Asked what she might have done differently in 1993, Chicago Teachers Union spokesperson Jackie Gallagher doesn’t hesitate: “I’d turn around and walk out the door.”
As the union’s mutilated three-year contract ran out in August, the board faced a $400 million deficit-almost 15 percent of its budget. The board, the union and the Legislature each wanted the others to foot the bill. Months later, they all swallowed hard, the board cutting still deeper, the union agreeing to a net decrease in take-home pay and the Legislature OKing a massive borrowing package.
In the meantime, the courts got kids back in school. Classes started a week late and then only because U.S. District Court Judge Charles Korcoras let the board dodge a state law barring Chicago schools from opening without a balanced budget. (Korcoras hung his decision on the board’s desegregation consent decree.)
A series of temporary restraining orders kept the schools open until Nov. 10, when an appeals panel overturned them. Legislators then used a four-day grace period provided by the panel to do what they had long resisted, hammer out a $378 million borrowing package.
The extended legislative session cost Illinois taxpayers at least another $220,000, according to a UPI report.
Students, families and teachers paid the highest price in chaos.
The Legislature approved a last-minute, early-retirement incentive for Chicago teachers that pushed over 2,700 teachers, administrators and other employees out the door just three weeks before classes were scheduled to begin.
A late-August hiring freeze imposed by the Legislature meant that, as schools opened, none of the system’s 7,000 vacant positions could be filled.
A board spending freeze prevented schools from accessing $34 million in state Chapter 1 funds for the first several weeks of the school year.
A restructuring of the high school day agreed to in late-August negotiations between the board and the union saved the board about $10 million but forced high schools to spend much of the first week of school creating new schedules for students.
In the rush to get the doors open under the new rules, schools like Austin High, which was going to reopen as a set of small schools, wound up junking carefully made plans. More than a month into the school year, principals were still sorting out the staffing and scheduling mess.
LSC elections, initially scheduled for mid-October, had to be pushed back so the board and community groups could recruit candidates. Even after a last-minute push, 1993 saw the fewest voters casting ballots for the smallest pool of candidates in any LSC election year, before or since. In another blow to local control, the final budget plan let the board keep $32 million in state Chapter 1 funds that had been slated for control by schools.

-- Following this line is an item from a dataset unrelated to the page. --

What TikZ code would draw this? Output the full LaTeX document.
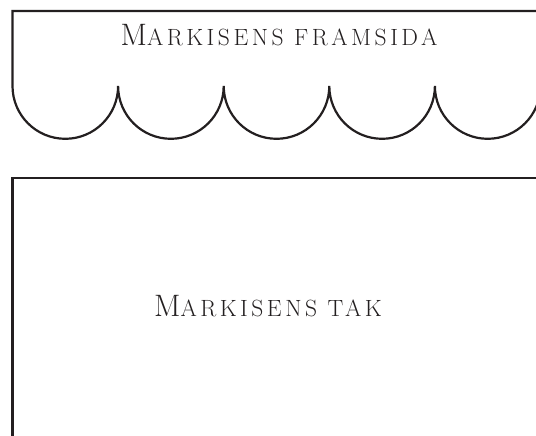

Of all the players, the Republican State Senate president, James “Pate” Phillip, may have come closest to scoring a victory because he had no Chicago constituents to alienate. As the school shutdown loomed, he told the Tribune, “What is so important about having [schools] open on a specific date? We just add it onto the end of the school year, another 10 days or two weeks. I don’t see anything wrong with that. Half the kids aren’t going to graduate anyway.”
Phillip used the protracted negotiation period to push for concessions from his enemies: House Speaker Michael Madigan and Madigan’s allies in organized labor. The final legislative package, for example, reduced the teacher vote required to waive CTU contract provisions at individual schools from 63.5 percent to 51 percent.